His father’s family moved to the United States from Spain’s Basque Country and his mother is from Cuba. The two cultures were key in influencing the KUVO music director's life and career.
“No one has control of who their parents are. I’m blessed to be born of two parents with two distinctive cultures and heritages, each with a unique family history that I have come to appreciate as a get older and more mature,” Gómez explained.
Gómez grew up on both sides of the U.S. He lived in the Bronx in New York City, then moved to Pasadena in Southern California to live with his parents and younger brother.
“It was a culture shock for me because coming from the streets of the Bronx. I was made fun of because at that time I had a thick Bronx accent,” Gómez recalled.
Arturo Gómez's lifelong passion for music
In high school, Gómez was a vocal protester against the Vietnam War. It caused a rift between him and his father, as his father wanted Gómez to enlist in the war effort because he wasn’t drafted.
“I thought, 'if you want me to fight communists 5,000 miles away, I’d rather go to Cuba and fight communism there, since that’s part of my heritage,'” he explained, saying that eventually he and his father were able to resolve some of their differences about the war. “As time passed, he realized that I was correct in not wanting go to Vietnam because it was a useless war.”

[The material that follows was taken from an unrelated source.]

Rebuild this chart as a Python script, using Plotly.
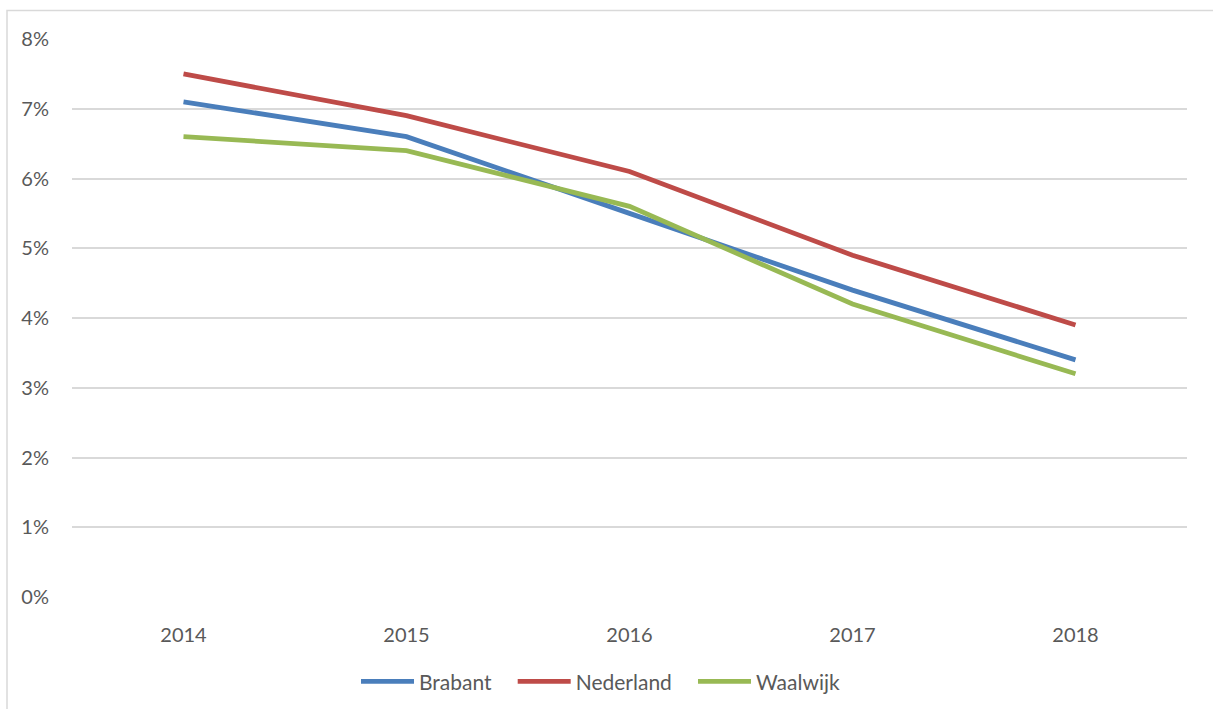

Gómez was married for 19 years, has a daughter and three granddaughters. Following his divorce, he moved to Miami to be closer to his parents and to contemplate what to do with what he called “the last half of my life.”
One of Gómez's main passions in life has always been music. A cousin of his took notice and offered some advice.
“He said, ‘I saw your record collection and I see how you love music and I see how you know a lot about music, I’m going to take you to a radio station that wants people like you,” Gómez said with a laugh. “I didn't know anything about radio, and I don’t even have a good voice for radio, so why are you going to take me and make a fool of me by taking me to a radio station?”
Gómez was told he was exactly that the station was looking for. “He [the cousin] said, 'no this is different, it’s a public radio station, and it’s a community station, and they’re looking for people like you who have music, know music, and want to share it."
Ultimately Gómez met Carlos Lando, who has been with KUVO jazz for almost 40 years. Lando mentored Gómez, and that eventually turned into another opportunity.
“He introduced me to many great artists and movers and shakers in the radio industry," Gómez said. "Then years go by and Carlos calls me [from Denver] and says, ‘hey my music director has resigned. Do you want to be my music director?' This was 2003 and I got on the next plane and came here.”
Gómez has been the music director for 20 years and counting.
These days, Gómez says one of his main passions while working for KUVO is promoting live music performances.
“We bring live music at least every two weeks to the airwaves, which is something that’s a dying breed, live music on the radio. But at KUVO jazz we are still doing it,” he said, adding that the station will keep doing it if he has anything to say about it. He feels that live music creates more talent and creativity for the musicians themselves.
“Nowadays although there are great talented musicians, the majority are producer-driven and technology-driven and it’s about image more than musicality and talent," Gómez lamented.
Gómez also wants to drive younger generations of people to music. “Where you might not become a millionaire or have the highest income, but there are other things, in my opinion, that are more important than the money aspect in a career, and that’s what I encourage younger musicians to do,” he said.